The election in Iraq seems to have some opponents of the Iraq war a little confused. So many people voting; so little violence on election day; so much hope for the future—might George Bush have been right to invade after-all?
The question becomes even more pressing if you believe, as I do, that things are likely to go better in Iraq than many people expect. Furthermore, as American troops pull out, and retreat to fortified bases, we’re going to see a reduction in American casualties, and we’re likely to see changing attitudes in the US towards the war. In fact, by the ‘08 elections, the Iraq war is likely to serve as a positive for whomever is the Republican Nominee for President.
Republican have already started pushing an interesting talking point, that we’ll surely see much more of soon. I noticed the “we won, but it’s subtle” meme on the Belmont Club a week or two ago:
Victory when it came, was both greater and less; more partial and more complete than expected. It did not take the European form of parades down the Champs Elysee, followed by a return to old and establish ways of governance. What the destruction of the Ba’athist regime did was reanimate long suppressed local and ethnic interests and channel them into competition through the ballot box — with the occasional recourse to violence. Tremendous forces have been unleashed which critics of the war will point to as signs of an incipient civil war, but which supporters of OIF will describe as a newly liberated society feeling its way forward.
Ick, yes. If you want to read the rest of the post, you’ll find that it paints political violence in Iraq as something to be regarded fondly as the evidence of the flowering of Iraqi politics. Rush Limbaugh has been echoing this sentiment lately—pointing out repeatedly that “we had a civil war in this country—the greatest country on face of the earth!,” and suggesting that the Iraqis ought to be grateful for the chance to experience the exciting project of nation-building as we Americans did at Antietam and Chancellorsville. Lucky them!

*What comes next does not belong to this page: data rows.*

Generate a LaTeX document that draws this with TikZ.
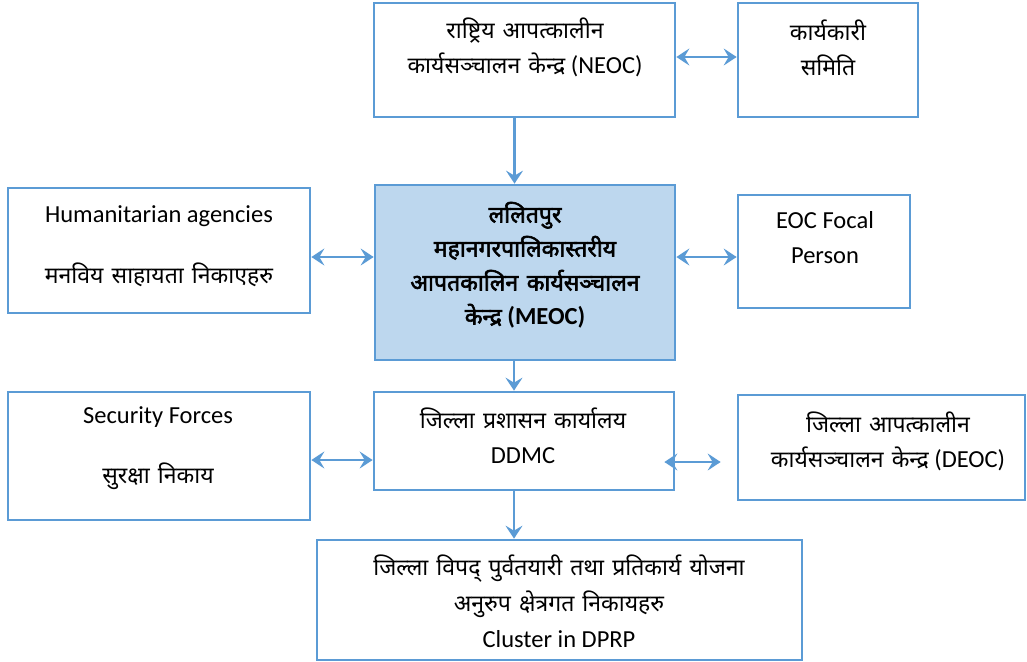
\documentclass[tikz,border=0pt]{standalone}
\usepackage{fontspec}
\setmainfont{Carlito}
\newfontfamily\deva[Script=Devanagari,WordSpace=1.35,Scale=0.94]{Noto Sans}
\newfontfamily\devab[Script=Devanagari,WordSpace=1.2,Scale=0.94,FakeBold=2.5]{Noto Sans}
\usetikzlibrary{arrows.meta}
\definecolor{lineblue}{HTML}{5B9BD5}
\definecolor{fillblue}{HTML}{BDD7EE}
\begin{document}
\begin{tikzpicture}[x=1pt,y=-1pt,
  box/.style={draw=lineblue, line width=2.7pt, rectangle, inner sep=0pt},
  lbl/.style={align=center, inner sep=0pt, font=\fontsize{24.5}{35}\selectfont},
  conn/.style={draw=lineblue, line width=2.7pt, {Stealth[length=13pt,width=17pt,inset=5pt]}-{Stealth[length=13pt,width=17pt,inset=5pt]}},
  arr/.style={draw=lineblue, line width=2.7pt, -{Stealth[length=13pt,width=17pt,inset=5pt]}}]
\useasboundingbox (0,0) rectangle (1027,661);
% boxes
\node[box, minimum width=301pt, minimum height=114pt] (neoc) at (524.5,60) {};
\node[box, minimum width=180pt, minimum height=114pt] (kary) at (828,60) {};
\node[box, minimum width=302pt, minimum height=125pt] (hum) at (159,250.5) {};
\node[box, fill=fillblue, minimum width=300pt, minimum height=175pt] (meoc) at (525,272.5) {};
\node[box, minimum width=172pt, minimum height=113pt] (eoc) at (824,251.5) {};
\node[box, minimum width=302pt, minimum height=128pt] (sec) at (159,456) {};
\node[box, minimum width=300pt, minimum height=98pt] (ddmc) at (524,441) {};
\node[box, minimum width=287pt, minimum height=105pt] (deoc) at (881.5,447.5) {};
\node[box, minimum width=485pt, minimum height=120pt] (clus) at (559.5,600) {};
% labels
\node[lbl] (neoct) at (525,47.5) {{\deva राष्ट्रिय आपत्कालीन}\\{\deva कार्यसञ्चालन केन्द्र} (NEOC)};
\node[lbl] (karyt) at (828,47.5) {{\deva कार्यकारी}\\{\deva समिति}};
\node[lbl] (humt) at (159,246) {Humanitarian agencies\\[26pt]{\deva मनविय साहायता निकाएहरु}};
\node[lbl, font=\fontsize{24.5}{34}\selectfont\bfseries] (meoct) at (525,265) {{\devab ललितपुर}\\{\devab महानगरपालिकास्तरीय}\\{\devab आपतकालिन कार्यसञ्चालन}\\{\devab केन्द्र} (MEOC)};
\node[lbl] (eoct) at (825,237.5) {EOC Focal\\Person};
\node[lbl] (sect) at (158,448) {Security Forces\\[25pt]{\deva सुरक्षा निकाय}};
\node[lbl] (ddmct) at (523,435.5) {{\deva जिल्ला प्रशासन कार्यालय}\\DDMC};
\node[lbl] (deoct) at (888,441) {{\deva जिल्ला आपत्कालीन}\\{\deva कार्यसञ्चालन केन्द्र} (DEOC)};
\node[lbl, font=\fontsize{24.5}{36}\selectfont] (clust) at (559,601) {{\deva जिल्ला विपद् पुर्वतयारी तथा प्रतिकार्य योजना}\\{\deva अनुरुप क्षेत्रगत निकायहरु}\\Cluster in DPRP};
% connectors
\draw[conn] ([yshift=3pt]neoc.east) -- ([yshift=3pt]kary.west);
\draw[arr] ([xshift=-10pt]neoc.south) -- ([xshift=-10pt]neoc.south |- meoc.north);
\draw[conn] ([yshift=-6.5pt]hum.east) -- ([yshift=-6.5pt]hum.east -| meoc.west);
\draw[conn] ([yshift=-5.5pt]eoc.west -| meoc.east) -- ([yshift=-5.5pt]eoc.west);
\draw[arr] ([xshift=-11pt]meoc.south) -- ([xshift=-11pt]meoc.south |- ddmc.north);
\draw[conn] ([yshift=-4pt]sec.east) -- ([yshift=-4pt]sec.east -| ddmc.west);
\draw[conn] ([xshift=-11pt,yshift=-21pt]ddmc.east) -- ([xshift=-16pt,yshift=-14.5pt]deoc.west);
\draw[arr] ([xshift=-10pt]ddmc.south) -- ([xshift=-10pt]ddmc.south |- clus.north);
\end{tikzpicture}
\end{document}
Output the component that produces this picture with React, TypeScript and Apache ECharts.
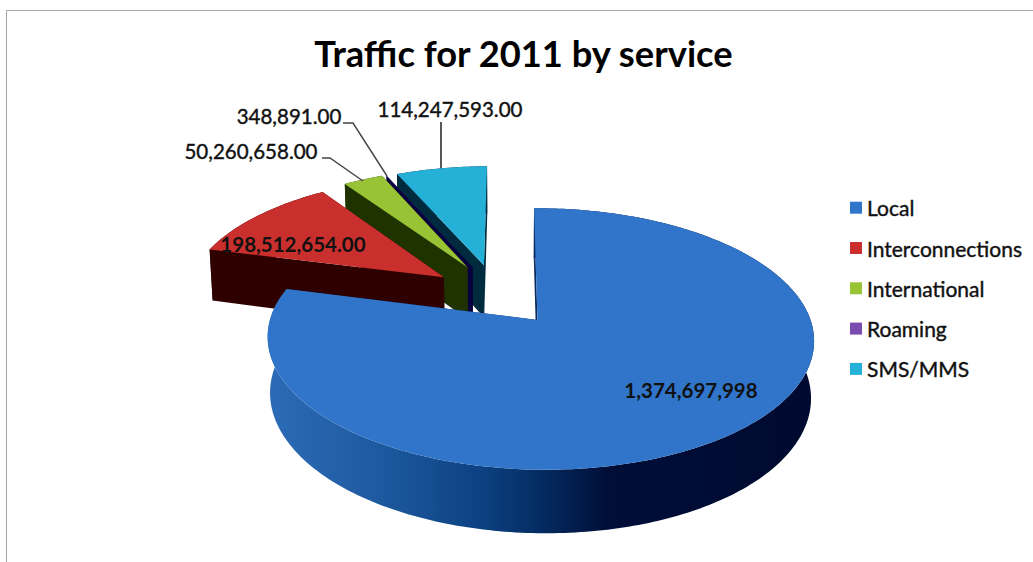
import React, { useEffect, useRef } from "react";
import * as echarts from "echarts";

// Traffic by service, in the order of the pie, clockwise from twelve o'clock.
const categories = ["Local", "Interconnections", "International", "Roaming", "SMS/MMS"];
const trafficValues = [1374697998, 198512654, 50260658, 348891, 114247593];
const valueLabels = ["1,374,697,998", "198,512,654.00", "50,260,658.00", "348,891.00", "114,247,593.00"];

const topColors = ["#3075C9", "#C92F2C", "#98C335", "#7A4CB0", "#25B0D8"];
const wallColors = ["#0A2A60", "#2E0000", "#1F3300", "#08003C", "#002A3E"];

// Slice displacement on the pie's plane, in units of the radius.
const explodeOffsets: number[][] = [[0, 0], [-0.36, -0.353], [-0.27, -0.44], [-0.25, -0.44], [-0.205, -0.458]];

// Label centres, and the bent leader that joins a label to its slice.
const labelCentres: number[][] = [[691, 390], [293, 244], [251, 151], [289, 116], [450, 109]];
const leaderPaths: (number[][] | null)[] = [
  null,
  null,
  [[322, 158], [330, 158], [363, 181]],
  [[343, 123], [353, 123], [387, 176]],
  [[441, 122], [441, 168]],
];

// Perspective of the tilted disc: lines of constant u converge on VANISH_X.
const VANISH_X = 510;
const APEX_DX = 27.5;
const APEX_Y = 320;
const RADIUS_X = 270;
const RADIUS_Y = 128;
const TILT_V = 0.145;
const TILT_U = 0.01;
const DEPTH = 55.6;
const FLOOR_SCALE = 0.99;
const LABEL_FONT = "Lato";

const total = trafficValues.reduce((a, b) => a + b, 0);

function project(u: number, v: number, floor: boolean): number[] {
  const w = 1 - TILT_V * v - TILT_U * u;
  const k = floor ? FLOOR_SCALE : 1;
  return [
    VANISH_X + ((APEX_DX + RADIUS_X * u) * k) / w,
    APEX_Y + (RADIUS_Y * v * k) / w + (floor ? DEPTH / w : 0),
  ];
}

function sliceAngles(index: number): number[] {
  let before = 0;
  for (let i = 0; i < index; i++) before += trafficValues[i];
  const start = (before / total) * 2 * Math.PI;
  return [start, start + (trafficValues[index] / total) * 2 * Math.PI];
}

function wallFill(index: number) {
  if (index !== 0) return wallColors[index];
  return new echarts.graphic.LinearGradient(0, 0, 1, 0, [
    { offset: 0, color: "#2C6BB6" },
    { offset: 0.2, color: "#1E5AA0" },
    { offset: 0.38, color: "#0D4384" },
    { offset: 0.5, color: "#042C62" },
    { offset: 0.62, color: "#000E38" },
    { offset: 1, color: "#000A30" },
  ]);
}

function renderSlice(index: number) {
  const [start, end] = sliceAngles(index);
  const [du, dv] = explodeOffsets[index];
  const rim = (a: number, floor: boolean) => project(du + Math.sin(a), dv - Math.cos(a), floor);
  const apexTop = project(du, dv, false);
  const apexFloor = project(du, dv, true);

  const steps = Math.max(2, Math.ceil(((end - start) * 180) / Math.PI));
  const topArc: number[][] = [];
  const floorArc: number[][] = [];
  for (let i = 0; i <= steps; i++) {
    const a = start + ((end - start) * i) / steps;
    topArc.push(rim(a, false));
    floorArc.push(rim(a, true));
  }

  const children: any[] = [
    {
      type: "polygon",
      shape: { points: [...topArc, ...[...floorArc].reverse()] },
      style: { fill: wallFill(index) },
    },
    {
      type: "polygon",
      shape: { points: [apexTop, topArc[0], floorArc[0], apexFloor] },
      style: { fill: wallColors[index] },
    },
    {
      type: "polygon",
      shape: { points: [apexTop, topArc[steps], floorArc[steps], apexFloor] },
      style: { fill: wallColors[index] },
    },
    {
      type: "polygon",
      shape: { points: [apexTop, ...topArc] },
      style: { fill: topColors[index] },
    },
  ];

  const leader = leaderPaths[index];
  if (leader) {
    children.push({
      type: "polyline",
      shape: { points: leader },
      style: { fill: "none", stroke: index === 4 ? "#111111" : "#444444", lineWidth: 1.4 },
      z2: 90,
    });
  }
  children.push({
    type: "text",
    z2: 100,
    style: {
      text: valueLabels[index],
      x: labelCentres[index][0],
      y: labelCentres[index][1],
      align: "center",
      verticalAlign: "middle",
      fill: "#111111",
      stroke: "#111111",
      lineWidth: index < 2 ? 0 : 0.4,
      font: `${index < 2 ? "bold " : ""}20.5px ${LABEL_FONT}`,
    },
  });
  return { type: "group", children };
}

// Back-to-front painting order: the large slice overlaps the exploded ones.
const paintOrder = [4, 3, 2, 1, 0];

export default function App() {
  const ref = useRef<HTMLDivElement>(null);
  useEffect(() => {
    document.body.style.margin = "0";
    const chart = echarts.init(ref.current!, undefined, { renderer: "svg" });
    chart.setOption({
      animation: false,
      backgroundColor: "#ffffff",
      title: {
        text: "Traffic for 2011 by service",
        left: 518.5,
        top: 30,
        textAlign: "center",
        textStyle: { fontFamily: LABEL_FONT, fontWeight: "bold", fontSize: 36.3, color: "#000000" },
      },
      legend: {
        data: categories,
        orient: "vertical",
        left: 850,
        top: 197,
        padding: 0,
        itemWidth: 12,
        itemHeight: 12,
        itemGap: 18.9,
        icon: "rect",
        selectedMode: false,
        textStyle: { fontFamily: LABEL_FONT, fontSize: 21, color: "#111111", textBorderColor: "#111111", textBorderWidth: 0.4 },
      },
      graphic: [
        {
          type: "rect",
          shape: { x: 6.5, y: 10.5, width: 1060, height: 600 },
          style: { fill: "none", stroke: "#A6A6A6", lineWidth: 1 },
          silent: true,
        },
      ],
      series: paintOrder.map((index) => ({
        type: "custom",
        name: categories[index],
        coordinateSystem: "none",
        silent: true,
        itemStyle: { color: topColors[index] },
        data: [trafficValues[index]],
        renderItem: () => renderSlice(index),
      })),
    });
    return () => chart.dispose();
  }, []);
  return <div ref={ref} style={{ width: 1033, height: 562, overflow: "hidden" }} />;
}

It’s a pretty grotesque logic. And if the civil war in Iraq escalates during or after the American pull-out, we’ll see more such disgusting stuff. But we probably won’t. Because a large-scale Civil War in Iraq is less, rather than more likely. As American troops pull out, I’m betting that cooler heads will prevail and keep things together, at least in the short run. We’ll see.
If the civil hostilities that break out can be kept to a minimum, or at least kept from American television screens (this won’t be difficult!), we can anticipate a resurgence of support for the Iraq adventure as American troops come home, and as Americans become more oblivious to whatever problems remain in that far away place, that most of them probably still couldn’t find on a map.
Democrats should realize that the Presidency will by no means be their for the taking in ‘08, as some of them seem now to believe.
But to return, then, to the opening question: was it right to invade Iraq? This question, for me, bears serious consideration, since I’m not a pacifist, and since I always understood that some pro-war sorts—Chis Hitchens, and even Paul Wolfowitz, for exampe—are at least in part motivated by a sort of progressive internationalism that I think has merit.
Why was it then a bad idea to invade Iraq, even if a democracy does develop there?
Without trivializing the enormous suffering and loss of life that this war has brought to Iraq (which might otherwise have had one day a peaceful revolution, a la 1989, a slow movement from autocracy into modernity (a la Turkey), or a bloody but largely home-grown revolution), it needs to be said that the larger reason to avoid this should have been the extreme longer-term peril posed by plunging the world into a multipolar political arrangement.
While the Project for the New American Century viewed American Hegemony as the only way to survive, the attempt to secure hegemonic power will lead—and has already led—to a destabilizing reaction against American power. As a consequence of this war, we’ve already seen, for example:
+Unprecedented joint military exercises ny Russian and China
+The rise to power of anti-American Left governments in S. America, who are interested in reducing their “special relationship” with the US, favoring new “South-South” alliances
+The rise of nationalism in Japan, and a move to revise the provisions of the Japanese constitution that prohibit the building of a military
+Europe’s decision to end its military reliance on US global-positioning satellites and is building its own network, and its simialr growing objections to the US role in administering the internet
+Russia has built a new generation of ziz-zaging ICBM’s to render useless the gigantically expensive “Star Wars” missile-defense system for which Bush scrapped the 1972 ABM treaty.
Activities of these sorts represent the slow unraveling of the unipolar geopolitical arrangement that’s more-or-less kept the peace since the end of the Cold War, and a relaunching of multi-lateral arms races and political alliance-making that hasn’t been seen since before World War I. And that’s where the real danger lies.
Instead of strengthening the United Nations and other methods of international governance, the Bush administration has fanned the flames of nationalism worldwide and initiated an arms race that is only now becoming obvious. The dangers here involve not just terrorism, but also global military conflict and catastrophe.
We must hope and work to see that cooler heads in Iraq and in the world prevail, and that the global move towards militarism and nationalism can be halted by those of us who want a world as free from war, terrorism, and injustice as possible. The first years of this new century are beginning to very much resemble the first years of the last one.